To further simplify the foreign investment regime, the Centre has decided to club all categories of overseas inflows into one ‘composite’ structure.

Composite means the inflows can either be fully in the form of FDI (Foreign Direct Investments) or FPI (Foreign Portfolio Investments).

Briefing media persons on the Cabinet decision, Finance Minister Arun Jaitley said the Commerce and Industry Ministry’s proposal to introduce the new concept to ease the foreign investment process, which will benefit credit information firms and other market infrastructure institutions such as commodity and power exchanges, has been approved. These sectors can bring in investments either as FDI or FPI up to the composite cap. The prescribed sectoral limit, however, remains unchanged.

As FDI, equity can be bought directly into a company, while in the case of FPI, the equity is purchased from a stock market, and the money does not go into the company. In FPI, the shareholder, in his/her personal capacity, gets the money.

Status quo for bank, defence

Following the decision on composite cap, there will be no individual sub-limit in various approved sectors barring two.

A senior government official clarified that two sectors, banking and Defence, will continue to have individual sub-limits. The sectoral cap in private banks is 74 per cent where the FPI limit is 49 per cent. This will continue.

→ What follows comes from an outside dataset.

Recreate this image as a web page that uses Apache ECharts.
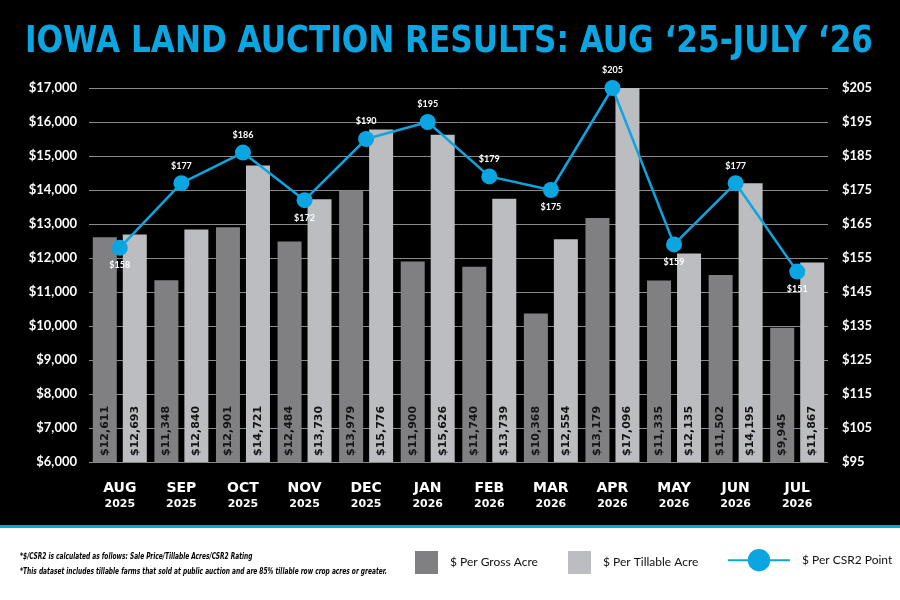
<!DOCTYPE html>
<html lang="en">
<head>
  <meta charset="UTF-8">
  <title>Iowa Land Auction Results</title>
  <style>
    html, body { margin: 0; padding: 0; background: #fff; }
    #main { width: 900px; height: 600px; }
  </style>
</head>
<body>
  <div id="main"></div>
  <script src="https://cdn.jsdelivr.net/npm/echarts@6/dist/echarts.min.js"></script>
  <script>
    // data
    var months = ['AUG', 'SEP', 'OCT', 'NOV', 'DEC', 'JAN', 'FEB', 'MAR', 'APR', 'MAY', 'JUN', 'JUL'];
    var years = ['2025', '2025', '2025', '2025', '2025', '2026', '2026', '2026', '2026', '2026', '2026', '2026'];
    var grossAcre = [12611, 11348, 12901, 12484, 13979, 11900, 11740, 10368, 13179, 11335, 11502, 9945];
    var tillableAcre = [12693, 12840, 14721, 13730, 15776, 15626, 13739, 12554, 17096, 12135, 14195, 11867];
    var csr2Point = [158, 177, 186, 172, 190, 195, 179, 175, 205, 159, 177, 151];

    var titleText = 'IOWA LAND AUCTION RESULTS: AUG \u201825-JULY \u201826';
    var note1 = '*$/CSR2 is calculated as follows: Sale Price/Tillable Acres/CSR2 Rating';
    var note2 = '*This dataset includes tillable farms that sold at public auction and are 85% tillable row crop acres or greater.';

    var BLUE = '#0ba5e2';
    var FONT = 'Lato, "DejaVu Sans", sans-serif';
    var TITLE_FONT = 'bold 38px "DejaVu Sans", sans-serif';
    var NOTE_FONT = 'italic 600 8px "DejaVu Sans Condensed", "DejaVu Sans", sans-serif';

    function money(v) {
      return '$' + Number(v).toLocaleString('en-US');
    }

    // squeeze a line of text horizontally so it fills the given width
    var measureCtx = document.createElement('canvas').getContext('2d');
    function fitScale(text, font, width) {
      measureCtx.font = font;
      return width / measureCtx.measureText(text).width;
    }

    // label under the point when it is lower than its neighbours
    function isDip(arr, i) {
      var prev = i > 0 ? arr[i - 1] : Infinity;
      var next = i < arr.length - 1 ? arr[i + 1] : Infinity;
      return arr[i] < prev && arr[i] < next;
    }

    var categories = months.map(function (m, i) { return m + '\n' + years[i]; });

    var csr2Data = csr2Point.map(function (v, i) {
      return { value: v, label: { position: isDip(csr2Point, i) ? 'bottom' : 'top' } };
    });

    var barLabel = {
      show: true,
      position: 'insideBottom',
      rotate: 90,
      align: 'left',
      verticalAlign: 'middle',
      distance: 6,
      color: '#141414',
      fontFamily: '"DejaVu Sans", sans-serif',
      fontSize: 11,
      fontWeight: 'bold',
      formatter: function (p) { return money(p.value); }
    };

    var legendText = { color: '#111', fontFamily: FONT, fontSize: 12, padding: [0, 0, 0, 7] };

    var chart = echarts.init(document.getElementById('main'));

    var option = {
      backgroundColor: '#ffffff',
      animation: false,
      graphic: [
        { type: 'rect', z: -10, shape: { x: 0, y: 0, width: 900, height: 525 }, style: { fill: '#000000' } },
        { type: 'rect', z: -10, shape: { x: 0, y: 525, width: 900, height: 3 }, style: { fill: BLUE } },
        {
          type: 'text', x: 449, y: 42, scaleX: fitScale(titleText, TITLE_FONT, 848),
          style: { text: titleText, fill: BLUE, align: 'center', verticalAlign: 'middle', font: TITLE_FONT }
        },
        {
          type: 'text', x: 20, y: 557, scaleX: fitScale(note2, NOTE_FONT, 367),
          style: { text: note1, fill: '#000', verticalAlign: 'middle', font: NOTE_FONT }
        },
        {
          type: 'text', x: 20, y: 572, scaleX: fitScale(note2, NOTE_FONT, 367),
          style: { text: note2, fill: '#000', verticalAlign: 'middle', font: NOTE_FONT }
        }
      ],
      legend: [
        {
          data: ['$ Per Gross Acre'], left: 410, top: 546, icon: 'rect', itemWidth: 23, itemHeight: 23,
          textStyle: legendText
        },
        {
          data: ['$ Per Tillable Acre'], left: 563, top: 546, icon: 'rect', itemWidth: 23, itemHeight: 23,
          textStyle: legendText
        },
        {
          data: ['$ Per CSR2 Point'], left: 722, top: 544, itemWidth: 62, itemHeight: 28,
          textStyle: legendText
        }
      ],
      grid: { left: 89, right: 72, top: 88, bottom: 138 },
      xAxis: {
        type: 'category',
        data: categories,
        axisLine: { show: false },
        axisTick: { show: false },
        axisLabel: {
          margin: 18,
          interval: 0,
          formatter: function (v) {
            var parts = v.split('\n');
            return '{m|' + parts[0] + '}\n{y|' + parts[1] + '}';
          },
          rich: {
            m: { color: '#fff', fontFamily: '"DejaVu Sans", sans-serif', fontWeight: 'bold', fontSize: 14, lineHeight: 17 },
            y: { color: '#fff', fontFamily: '"DejaVu Sans", sans-serif', fontWeight: 'bold', fontSize: 11, lineHeight: 15 }
          }
        }
      },
      yAxis: [
        {
          type: 'value',
          min: 6000,
          max: 17000,
          interval: 1000,
          axisLine: { show: false },
          axisTick: { show: false },
          splitLine: { lineStyle: { color: '#8a8a8a', width: 1 } },
          axisLabel: {
            color: '#fff', fontFamily: FONT, fontWeight: 'bold', fontSize: 13, margin: 12,
            formatter: money
          }
        },
        {
          type: 'value',
          min: 95,
          max: 205,
          interval: 10,
          axisLine: { show: false },
          axisTick: { show: false },
          splitLine: { show: false },
          axisLabel: {
            color: '#fff', fontFamily: FONT, fontWeight: 'bold', fontSize: 13, margin: 14,
            formatter: function (v) { return '$' + v; }
          }
        }
      ],
      series: [
        {
          name: '$ Per Gross Acre',
          type: 'bar',
          data: grossAcre,
          barWidth: 24,
          barGap: '25%',
          itemStyle: { color: '#808083' },
          label: barLabel
        },
        {
          name: '$ Per Tillable Acre',
          type: 'bar',
          data: tillableAcre,
          barWidth: 24,
          barGap: '25%',
          itemStyle: { color: '#bcbdc0' },
          label: barLabel
        },
        {
          name: '$ Per CSR2 Point',
          type: 'line',
          yAxisIndex: 1,
          data: csr2Data,
          symbol: 'circle',
          symbolSize: 16,
          z: 5,
          lineStyle: { color: BLUE, width: 2.5 },
          itemStyle: { color: BLUE },
          label: {
            show: true,
            color: '#fff',
            fontFamily: FONT,
            fontWeight: 'bold',
            fontSize: 9,
            formatter: function (p) { return '$' + p.value; }
          }
        }
      ]
    };

    chart.setOption(option);
  </script>
</body>
</html>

Similarly, normal sectoral cap in Defence is 49 per cent with an FPI limit of 24 per cent. This has not been changed.

Mehul Modi, Senior Director with Deloitte, said that portfolio investment up to the aggregate FDI level of 49 per cent will be permitted without government approval or compliance of sectoral conditions if such investment does not result in transfer of ownership and/or control of Indian entities from resident Indian citizens to non-resident entities.

“This relaxation means that foreign investment without government approval is permitted up to 49 per cent under the portfolio route in sectors with a lower FDI cap (say, 26 per cent) and/or requiring government approval,” he said.

Terming the decision as a positive, Vivek Gupta, Partner with BMR Advisors, said that there is a clear forward movement on clubbing of categories of foreign investments.

“It also appears that the Government has been mindful of grandfathering existing investments made, especially in sectors where, under the current ‘non-composite regime’, FDI is prohibited or capped even as FII investment is permitted,” he said.